A primeira proposição desafia um dos dogmas modernos: a crença em uma Justiça inatingível, impessoal e transcendente – os “Deuses do Olimpo”, como hoje vemos. A ilusão de que há uma entidade jurídica pura, acima dos homens, de suas misérias e paixões, é um delírio igualitário, um sonho utópico que não resiste à mínima análise histórica. O direito sempre foi, é e sempre será, uma manifestação da vontade de quem o exerce.

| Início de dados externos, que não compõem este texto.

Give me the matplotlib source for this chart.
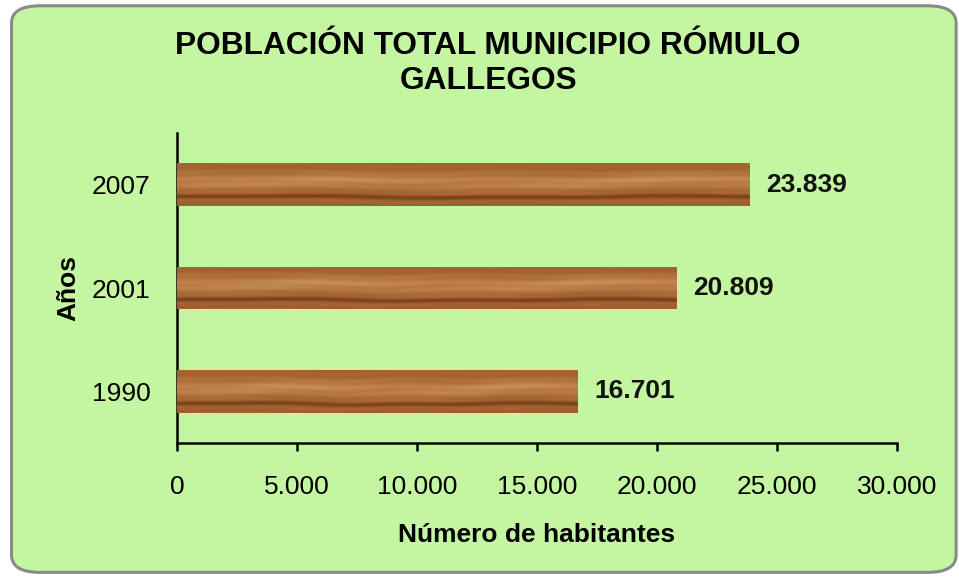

E essa vontade, por sua vez, não é divina nem infalível, mas humana – demasiadamente humana, diria Nietzsche – sujeita a paixões, preconceitos e conveniências.
Aqueles que depositam sua fé em uma Justiça absoluta fazem-no por ignorância, desespero ou ingenuidade, esquecendo-se de que toda decisão judicial reflete, em última instância, a índole de quem julga – tal como nos “paredões” de um reality show, sabemos mais sobre quem assiste do que sobre quem participa do programa, tendo suas escolhas em vista.
O código pode ser escrito com todas as tintas da imparcialidade, mas quem o aplica são homens, e os homens não são deuses – longe disso. A Justiça, portanto, não está acima da sociedade; está dentro dela, moldada por sua cultura, seus valores e – principalmente, como nos dias atuais – seus interesses.
Isso nos leva a um dilema central: se a Justiça não pode ser absoluta, tampouco pode ser neutra. Então, a quem serve? A resposta me parece clara: deveria servir à preservação da ordem e dos valores que sustentam a civilização, embora não seja o que hoje vemos. Se não há um critério transcendental para a Justiça (e o Estado é laico), resta-nos um critério histórico e moral: aquilo que garantiu a estabilidade ao longo do tempo deveria ser protegido, e aquilo que ameaça dissolver essa estabilidade deveria ser contido e, preferencialmente, banido.
O Poder: ilusão democrática e o regresso ao realismo
A segunda proposição que apresentei desmonta outra ficção política moderna: a de que o poder pode ser verdadeiramente disperso. A democracia, o consenso e as supostas decisões coletivas não são mais do que disfarces para ocultar aquele que realmente governa. O poder, por sua própria natureza, é indivisível; pode ser ocultado, pode ser negociado, mas jamais desaparece ou se fraciona.
Ao longo da história, todas as civilizações compreenderam essa verdade: o rei, o imperador, o cônsul, o presidente — sempre há um, e um só. Mesmo sob sistemas que se apresentam como descentralizados, há um núcleo de comando, que obviamente tem um líder e conduz uma vontade decisiva, a impor rumos à sociedade. O perigo da ilusão democrática é que ela camufla essa liderança sob a névoa numérica – um “colegiado”, por exemplo – ou da burocracia e das instituições, tornando o governante invisível e, portanto, impune.
Melhor, então, que o poder seja reconhecido e personificado. Quando se sabe quem manda, pode-se responsabilizá-lo por suas ações, julgá-lo conforme seus méritos e, se necessário, removê-lo. O anonimato do comando — seja através de conselhos, comitês ou parlamentos — apenas permite que decisões desastrosas sejam tomadas sem que ninguém responda por elas.
Não devemos temer a autoridade. Pelo contrário, entendamos que ela é necessária e saudável, se e quando bem exercida. O verdadeiro problema não está no poder concentrado, mas no poder mascarado, livre para erros e abusos, sem maiores consequências.
Entre o realismo e a ilusão
O que minha pequena introdução acima nos apresenta é uma visão realista da natureza humana e da organização social. A Justiça não é uma força etérea, pairando sobre os homens; ela é uma ferramenta do poder. E o poder é verbo, não é uma entidade difusa; ele sempre pertence a alguém. Reconhecer essas verdades é o primeiro passo para escapar das armadilhas ideológicas do mundo moderno, que prometem igualdade onde há hierarquia e liberdade onde há domínio.
Não nos iludamos com promessas de utopias jurídicas ou democracias perfeitas. Sabemos que a sociedade é feita de homens, e homens erram, manipulam, buscam vantagens. Portanto, melhor do que confiar em sistemas abstratos é reconhecer o jogo do poder como ele é e agir com prudência, sem ilusões.
Se há um soberano, que tenha rosto. Se há Justiça, que seja aplicada com consciência da sua limitação.
E se há um destino, que este não seja entregue ao acaso, mas sim àqueles que têm a coragem de carregá-lo nos ombros.